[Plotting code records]
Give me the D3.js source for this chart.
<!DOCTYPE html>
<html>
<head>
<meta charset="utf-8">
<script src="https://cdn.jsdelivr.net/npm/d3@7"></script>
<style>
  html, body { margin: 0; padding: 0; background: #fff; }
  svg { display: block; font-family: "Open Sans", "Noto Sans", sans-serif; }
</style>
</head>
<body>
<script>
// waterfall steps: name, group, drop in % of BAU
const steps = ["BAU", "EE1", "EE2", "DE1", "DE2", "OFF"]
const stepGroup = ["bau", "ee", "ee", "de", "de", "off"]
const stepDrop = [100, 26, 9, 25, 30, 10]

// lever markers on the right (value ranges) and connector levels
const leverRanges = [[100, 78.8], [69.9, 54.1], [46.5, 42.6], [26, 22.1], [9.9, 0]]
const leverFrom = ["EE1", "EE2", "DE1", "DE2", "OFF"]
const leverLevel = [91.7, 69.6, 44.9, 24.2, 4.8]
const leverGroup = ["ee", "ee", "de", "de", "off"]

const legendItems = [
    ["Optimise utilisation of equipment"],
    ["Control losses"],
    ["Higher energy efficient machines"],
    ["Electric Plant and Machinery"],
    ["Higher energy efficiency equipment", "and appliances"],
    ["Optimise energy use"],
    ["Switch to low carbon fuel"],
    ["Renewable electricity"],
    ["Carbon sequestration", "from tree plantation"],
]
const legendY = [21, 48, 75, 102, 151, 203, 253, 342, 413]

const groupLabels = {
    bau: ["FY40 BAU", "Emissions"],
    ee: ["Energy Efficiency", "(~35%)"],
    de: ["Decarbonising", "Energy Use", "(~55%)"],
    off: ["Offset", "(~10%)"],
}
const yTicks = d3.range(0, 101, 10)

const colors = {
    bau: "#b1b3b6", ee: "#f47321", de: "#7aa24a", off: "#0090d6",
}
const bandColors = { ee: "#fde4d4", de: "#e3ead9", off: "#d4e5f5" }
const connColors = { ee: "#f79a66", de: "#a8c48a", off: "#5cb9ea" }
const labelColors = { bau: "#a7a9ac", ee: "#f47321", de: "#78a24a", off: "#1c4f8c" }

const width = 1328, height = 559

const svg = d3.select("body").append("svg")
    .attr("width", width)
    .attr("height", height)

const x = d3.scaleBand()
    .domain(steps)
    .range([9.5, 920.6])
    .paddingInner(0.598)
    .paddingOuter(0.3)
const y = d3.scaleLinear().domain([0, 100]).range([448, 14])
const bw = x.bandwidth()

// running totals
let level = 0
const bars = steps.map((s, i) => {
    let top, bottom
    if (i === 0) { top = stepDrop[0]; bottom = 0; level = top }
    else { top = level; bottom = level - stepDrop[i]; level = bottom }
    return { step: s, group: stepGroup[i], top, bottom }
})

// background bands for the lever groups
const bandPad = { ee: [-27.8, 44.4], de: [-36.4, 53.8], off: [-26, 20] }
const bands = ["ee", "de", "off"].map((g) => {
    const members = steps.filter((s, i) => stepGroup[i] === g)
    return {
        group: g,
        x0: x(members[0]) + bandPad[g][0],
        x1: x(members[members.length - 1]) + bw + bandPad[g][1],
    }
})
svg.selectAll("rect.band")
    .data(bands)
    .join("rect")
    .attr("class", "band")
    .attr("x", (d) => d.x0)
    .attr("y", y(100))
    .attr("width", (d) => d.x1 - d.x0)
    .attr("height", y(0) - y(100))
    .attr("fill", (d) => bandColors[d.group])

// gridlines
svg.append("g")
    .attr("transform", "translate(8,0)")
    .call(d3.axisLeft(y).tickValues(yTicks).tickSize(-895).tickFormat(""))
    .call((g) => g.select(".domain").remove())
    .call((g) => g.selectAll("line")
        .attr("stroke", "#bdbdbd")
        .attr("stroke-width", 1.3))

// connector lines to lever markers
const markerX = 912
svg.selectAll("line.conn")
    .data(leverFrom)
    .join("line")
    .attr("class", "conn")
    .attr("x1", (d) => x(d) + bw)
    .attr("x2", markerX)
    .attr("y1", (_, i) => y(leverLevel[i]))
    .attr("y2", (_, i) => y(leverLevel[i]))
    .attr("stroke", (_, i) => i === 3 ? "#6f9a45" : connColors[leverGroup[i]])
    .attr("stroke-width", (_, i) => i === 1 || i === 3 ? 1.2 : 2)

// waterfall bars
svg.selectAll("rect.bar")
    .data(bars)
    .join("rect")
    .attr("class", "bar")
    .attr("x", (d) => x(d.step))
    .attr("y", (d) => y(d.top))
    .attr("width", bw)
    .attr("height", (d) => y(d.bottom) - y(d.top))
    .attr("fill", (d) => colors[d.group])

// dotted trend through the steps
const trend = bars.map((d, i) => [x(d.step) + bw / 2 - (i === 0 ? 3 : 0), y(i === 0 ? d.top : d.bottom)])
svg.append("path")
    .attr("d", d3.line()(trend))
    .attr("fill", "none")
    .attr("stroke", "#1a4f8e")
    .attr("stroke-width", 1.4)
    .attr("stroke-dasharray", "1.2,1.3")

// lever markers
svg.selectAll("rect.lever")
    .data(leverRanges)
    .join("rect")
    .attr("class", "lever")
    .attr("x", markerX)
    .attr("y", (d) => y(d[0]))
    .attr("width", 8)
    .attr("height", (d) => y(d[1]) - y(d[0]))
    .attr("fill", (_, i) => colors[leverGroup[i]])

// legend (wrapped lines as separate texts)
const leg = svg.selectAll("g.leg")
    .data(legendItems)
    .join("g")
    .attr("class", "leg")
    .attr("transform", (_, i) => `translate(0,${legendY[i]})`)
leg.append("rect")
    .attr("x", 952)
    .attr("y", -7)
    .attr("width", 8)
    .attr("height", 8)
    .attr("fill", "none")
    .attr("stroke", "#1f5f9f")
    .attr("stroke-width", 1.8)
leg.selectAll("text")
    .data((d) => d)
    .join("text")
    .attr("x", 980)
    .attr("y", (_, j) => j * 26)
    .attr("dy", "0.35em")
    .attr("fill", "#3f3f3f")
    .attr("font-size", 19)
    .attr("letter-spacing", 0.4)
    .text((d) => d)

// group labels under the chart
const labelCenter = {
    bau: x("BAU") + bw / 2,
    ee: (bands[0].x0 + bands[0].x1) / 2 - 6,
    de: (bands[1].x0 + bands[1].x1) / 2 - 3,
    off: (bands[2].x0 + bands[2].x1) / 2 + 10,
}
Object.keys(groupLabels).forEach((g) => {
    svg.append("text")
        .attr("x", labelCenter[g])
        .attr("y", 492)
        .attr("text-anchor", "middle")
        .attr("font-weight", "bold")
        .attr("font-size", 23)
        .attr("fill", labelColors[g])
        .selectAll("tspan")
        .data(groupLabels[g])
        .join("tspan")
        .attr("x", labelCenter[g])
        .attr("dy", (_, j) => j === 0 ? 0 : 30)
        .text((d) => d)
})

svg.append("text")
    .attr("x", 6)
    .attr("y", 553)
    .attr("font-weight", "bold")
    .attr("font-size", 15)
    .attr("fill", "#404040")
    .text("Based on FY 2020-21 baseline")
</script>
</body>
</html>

...

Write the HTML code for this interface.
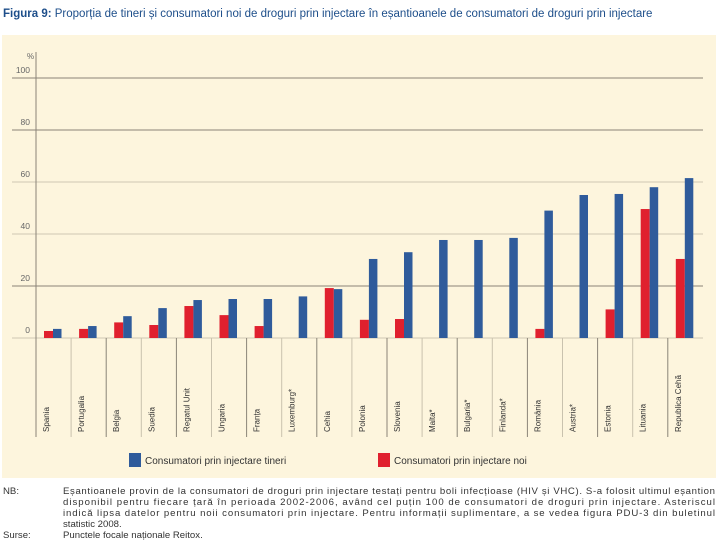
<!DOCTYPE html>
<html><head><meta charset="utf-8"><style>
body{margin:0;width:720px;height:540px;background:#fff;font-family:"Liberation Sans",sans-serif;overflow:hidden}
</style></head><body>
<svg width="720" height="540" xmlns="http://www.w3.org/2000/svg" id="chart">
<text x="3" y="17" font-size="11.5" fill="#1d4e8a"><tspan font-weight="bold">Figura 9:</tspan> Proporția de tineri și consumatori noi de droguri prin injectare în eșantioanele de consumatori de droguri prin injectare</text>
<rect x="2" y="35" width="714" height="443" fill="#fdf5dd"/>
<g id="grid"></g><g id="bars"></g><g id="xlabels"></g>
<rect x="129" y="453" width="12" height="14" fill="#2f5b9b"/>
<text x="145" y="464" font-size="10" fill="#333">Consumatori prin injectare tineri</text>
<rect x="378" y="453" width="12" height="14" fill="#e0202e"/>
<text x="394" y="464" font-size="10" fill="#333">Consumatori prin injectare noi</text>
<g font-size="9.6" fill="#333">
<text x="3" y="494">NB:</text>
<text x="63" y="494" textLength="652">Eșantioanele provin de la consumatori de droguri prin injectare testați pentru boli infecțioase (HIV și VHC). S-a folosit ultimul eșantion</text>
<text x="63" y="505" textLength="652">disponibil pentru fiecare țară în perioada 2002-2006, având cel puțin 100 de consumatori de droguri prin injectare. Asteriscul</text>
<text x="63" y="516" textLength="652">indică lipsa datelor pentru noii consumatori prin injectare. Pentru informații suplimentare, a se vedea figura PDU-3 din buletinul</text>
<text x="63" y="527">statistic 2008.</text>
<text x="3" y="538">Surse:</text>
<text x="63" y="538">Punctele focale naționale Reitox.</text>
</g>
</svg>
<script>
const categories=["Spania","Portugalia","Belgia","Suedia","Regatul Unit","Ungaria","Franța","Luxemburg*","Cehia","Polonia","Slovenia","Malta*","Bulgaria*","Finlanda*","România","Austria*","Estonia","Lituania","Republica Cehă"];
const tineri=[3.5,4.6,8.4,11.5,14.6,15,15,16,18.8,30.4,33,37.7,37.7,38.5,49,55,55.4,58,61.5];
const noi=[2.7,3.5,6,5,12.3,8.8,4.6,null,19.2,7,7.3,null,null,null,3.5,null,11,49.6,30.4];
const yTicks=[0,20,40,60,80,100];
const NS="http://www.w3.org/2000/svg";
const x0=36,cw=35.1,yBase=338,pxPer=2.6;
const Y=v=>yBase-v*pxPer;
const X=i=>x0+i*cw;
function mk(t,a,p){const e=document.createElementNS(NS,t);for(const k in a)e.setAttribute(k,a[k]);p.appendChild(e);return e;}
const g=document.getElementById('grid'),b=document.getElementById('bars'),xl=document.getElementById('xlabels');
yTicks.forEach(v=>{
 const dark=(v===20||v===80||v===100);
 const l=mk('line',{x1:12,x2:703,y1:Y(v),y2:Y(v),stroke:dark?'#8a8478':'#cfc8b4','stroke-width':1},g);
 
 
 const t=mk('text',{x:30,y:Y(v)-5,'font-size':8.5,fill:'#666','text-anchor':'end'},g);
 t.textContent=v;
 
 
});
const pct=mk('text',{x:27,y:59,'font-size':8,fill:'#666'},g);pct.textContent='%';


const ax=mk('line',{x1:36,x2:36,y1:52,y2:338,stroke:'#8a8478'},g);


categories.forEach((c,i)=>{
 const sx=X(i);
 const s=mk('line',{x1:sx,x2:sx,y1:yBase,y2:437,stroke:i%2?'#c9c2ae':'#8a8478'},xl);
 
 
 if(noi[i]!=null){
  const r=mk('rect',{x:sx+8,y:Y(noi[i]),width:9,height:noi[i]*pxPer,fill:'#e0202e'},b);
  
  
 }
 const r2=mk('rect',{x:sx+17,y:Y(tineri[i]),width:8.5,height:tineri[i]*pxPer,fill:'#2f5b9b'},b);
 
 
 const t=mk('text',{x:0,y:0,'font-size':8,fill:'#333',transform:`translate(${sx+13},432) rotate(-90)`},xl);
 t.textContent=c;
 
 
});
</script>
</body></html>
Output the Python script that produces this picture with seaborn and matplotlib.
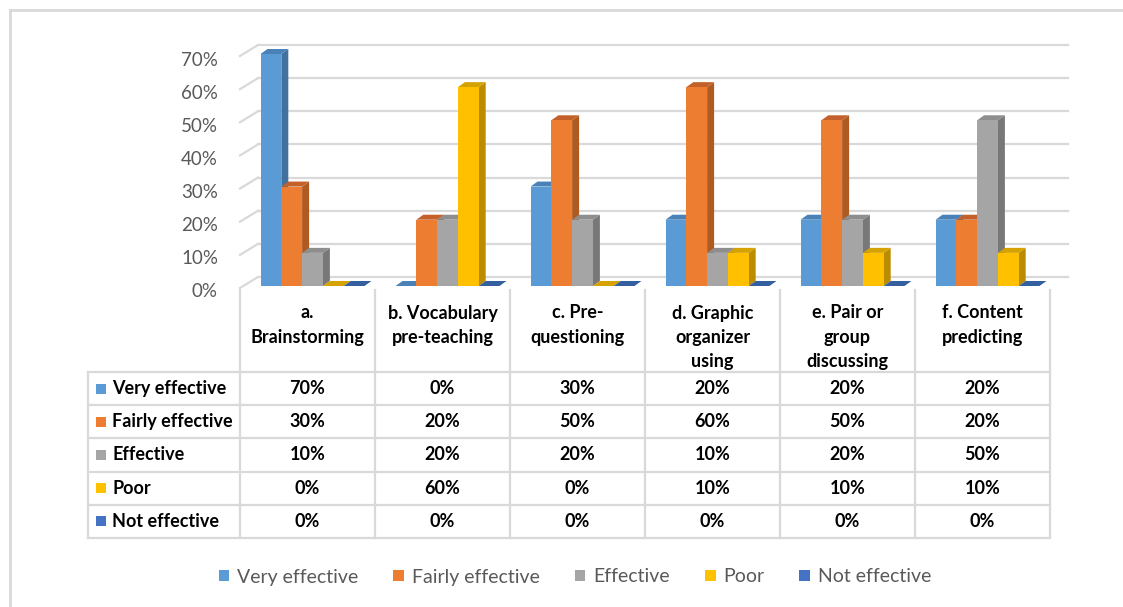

==

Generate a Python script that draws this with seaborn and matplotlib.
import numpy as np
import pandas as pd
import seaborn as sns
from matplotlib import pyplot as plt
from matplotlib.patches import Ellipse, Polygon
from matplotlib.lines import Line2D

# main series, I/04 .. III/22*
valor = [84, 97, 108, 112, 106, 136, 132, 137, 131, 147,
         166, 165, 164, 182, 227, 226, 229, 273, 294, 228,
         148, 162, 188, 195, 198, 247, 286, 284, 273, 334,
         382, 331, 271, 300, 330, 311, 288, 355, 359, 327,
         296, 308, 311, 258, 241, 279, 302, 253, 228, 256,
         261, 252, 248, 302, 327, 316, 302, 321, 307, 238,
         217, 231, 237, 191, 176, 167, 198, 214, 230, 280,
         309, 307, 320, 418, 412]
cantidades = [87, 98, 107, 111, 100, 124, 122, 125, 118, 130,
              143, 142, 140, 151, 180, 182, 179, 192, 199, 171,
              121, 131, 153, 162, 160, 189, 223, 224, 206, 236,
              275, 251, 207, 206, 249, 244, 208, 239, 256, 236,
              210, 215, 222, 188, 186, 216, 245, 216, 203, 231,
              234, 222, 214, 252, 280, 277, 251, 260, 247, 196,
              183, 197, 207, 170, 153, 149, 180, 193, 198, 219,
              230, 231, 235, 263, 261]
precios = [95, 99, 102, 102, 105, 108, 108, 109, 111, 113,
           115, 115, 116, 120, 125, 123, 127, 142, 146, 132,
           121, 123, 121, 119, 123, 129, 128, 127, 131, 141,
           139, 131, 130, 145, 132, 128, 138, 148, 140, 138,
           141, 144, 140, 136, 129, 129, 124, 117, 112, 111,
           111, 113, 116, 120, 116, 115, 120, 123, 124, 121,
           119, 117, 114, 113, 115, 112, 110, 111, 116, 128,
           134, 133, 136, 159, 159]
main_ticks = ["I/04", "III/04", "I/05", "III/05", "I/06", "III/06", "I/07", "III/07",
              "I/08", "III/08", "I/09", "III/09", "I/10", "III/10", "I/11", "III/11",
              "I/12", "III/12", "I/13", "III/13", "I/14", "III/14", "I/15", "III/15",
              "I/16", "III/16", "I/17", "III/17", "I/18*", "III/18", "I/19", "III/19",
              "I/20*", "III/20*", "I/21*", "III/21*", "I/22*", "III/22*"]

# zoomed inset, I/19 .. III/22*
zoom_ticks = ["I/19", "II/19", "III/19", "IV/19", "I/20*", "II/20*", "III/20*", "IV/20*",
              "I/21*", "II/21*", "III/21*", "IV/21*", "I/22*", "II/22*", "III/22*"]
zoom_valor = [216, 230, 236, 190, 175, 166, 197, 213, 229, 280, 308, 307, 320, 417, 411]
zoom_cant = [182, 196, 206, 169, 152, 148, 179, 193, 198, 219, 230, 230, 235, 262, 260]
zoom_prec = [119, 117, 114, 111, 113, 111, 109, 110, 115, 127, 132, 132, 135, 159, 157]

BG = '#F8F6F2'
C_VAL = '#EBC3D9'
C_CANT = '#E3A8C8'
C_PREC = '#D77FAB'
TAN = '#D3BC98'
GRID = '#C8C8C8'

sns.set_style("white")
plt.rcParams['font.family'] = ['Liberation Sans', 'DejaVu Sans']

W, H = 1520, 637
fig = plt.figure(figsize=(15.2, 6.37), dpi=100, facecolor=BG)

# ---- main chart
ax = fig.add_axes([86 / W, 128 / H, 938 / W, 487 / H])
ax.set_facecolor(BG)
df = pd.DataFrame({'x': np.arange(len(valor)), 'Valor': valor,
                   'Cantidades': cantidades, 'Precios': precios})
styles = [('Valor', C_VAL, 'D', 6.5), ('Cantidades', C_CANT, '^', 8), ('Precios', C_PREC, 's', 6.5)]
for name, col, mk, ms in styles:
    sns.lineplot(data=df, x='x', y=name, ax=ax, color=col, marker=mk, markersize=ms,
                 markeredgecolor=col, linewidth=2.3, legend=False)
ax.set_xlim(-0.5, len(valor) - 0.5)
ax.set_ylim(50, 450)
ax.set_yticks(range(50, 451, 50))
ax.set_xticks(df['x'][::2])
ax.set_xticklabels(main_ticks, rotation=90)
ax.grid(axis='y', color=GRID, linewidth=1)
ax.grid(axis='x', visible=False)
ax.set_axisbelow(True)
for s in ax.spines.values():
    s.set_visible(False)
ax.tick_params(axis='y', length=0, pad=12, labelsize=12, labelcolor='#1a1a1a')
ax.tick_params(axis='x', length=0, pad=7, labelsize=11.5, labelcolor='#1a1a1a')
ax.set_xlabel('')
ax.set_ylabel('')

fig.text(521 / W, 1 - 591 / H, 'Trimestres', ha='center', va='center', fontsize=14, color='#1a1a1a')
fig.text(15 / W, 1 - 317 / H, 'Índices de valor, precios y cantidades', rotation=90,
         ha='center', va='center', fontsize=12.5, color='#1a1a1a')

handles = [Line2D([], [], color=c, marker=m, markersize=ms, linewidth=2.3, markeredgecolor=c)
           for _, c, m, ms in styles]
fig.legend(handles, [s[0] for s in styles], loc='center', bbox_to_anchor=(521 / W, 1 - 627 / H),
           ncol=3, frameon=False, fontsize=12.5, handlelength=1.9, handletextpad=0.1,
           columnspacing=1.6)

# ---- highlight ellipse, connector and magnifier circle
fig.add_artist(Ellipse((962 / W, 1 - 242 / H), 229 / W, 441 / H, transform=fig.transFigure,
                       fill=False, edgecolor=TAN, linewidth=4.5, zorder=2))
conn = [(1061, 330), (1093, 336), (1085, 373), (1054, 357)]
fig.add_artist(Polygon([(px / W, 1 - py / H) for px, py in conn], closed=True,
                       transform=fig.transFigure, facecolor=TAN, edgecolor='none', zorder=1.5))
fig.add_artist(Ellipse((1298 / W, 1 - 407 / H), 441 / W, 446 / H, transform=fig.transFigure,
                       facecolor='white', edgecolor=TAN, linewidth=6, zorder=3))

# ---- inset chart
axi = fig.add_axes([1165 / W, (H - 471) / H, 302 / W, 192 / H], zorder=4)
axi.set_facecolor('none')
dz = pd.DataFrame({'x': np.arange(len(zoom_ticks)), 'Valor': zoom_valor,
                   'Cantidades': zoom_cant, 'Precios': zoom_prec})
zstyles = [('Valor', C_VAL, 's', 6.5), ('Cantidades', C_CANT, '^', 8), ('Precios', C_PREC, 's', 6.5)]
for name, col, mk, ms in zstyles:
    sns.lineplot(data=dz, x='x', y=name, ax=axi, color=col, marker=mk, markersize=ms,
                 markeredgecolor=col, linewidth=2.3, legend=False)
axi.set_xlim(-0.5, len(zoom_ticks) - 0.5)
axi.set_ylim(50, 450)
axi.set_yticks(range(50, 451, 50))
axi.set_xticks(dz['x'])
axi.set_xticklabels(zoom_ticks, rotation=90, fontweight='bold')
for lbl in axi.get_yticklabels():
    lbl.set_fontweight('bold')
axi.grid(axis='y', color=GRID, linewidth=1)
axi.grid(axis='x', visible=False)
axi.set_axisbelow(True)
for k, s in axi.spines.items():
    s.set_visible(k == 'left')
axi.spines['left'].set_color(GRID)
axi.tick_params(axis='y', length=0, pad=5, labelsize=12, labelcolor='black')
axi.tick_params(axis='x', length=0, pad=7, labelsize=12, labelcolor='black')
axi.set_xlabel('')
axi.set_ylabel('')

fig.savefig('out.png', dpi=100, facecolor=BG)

▶ _Problem to solve_
Print, without alteration, the lines from the line with "Generate a Python" to the line with "from matplotlib.lines import Line2D". Include both of them, and omit every other line.

▶ _Task solution_
Generate a Python script that draws this with seaborn and matplotlib.
import numpy as np
import pandas as pd
import seaborn as sns
from matplotlib import pyplot as plt
from matplotlib.patches import Ellipse, Polygon
from matplotlib.lines import Line2D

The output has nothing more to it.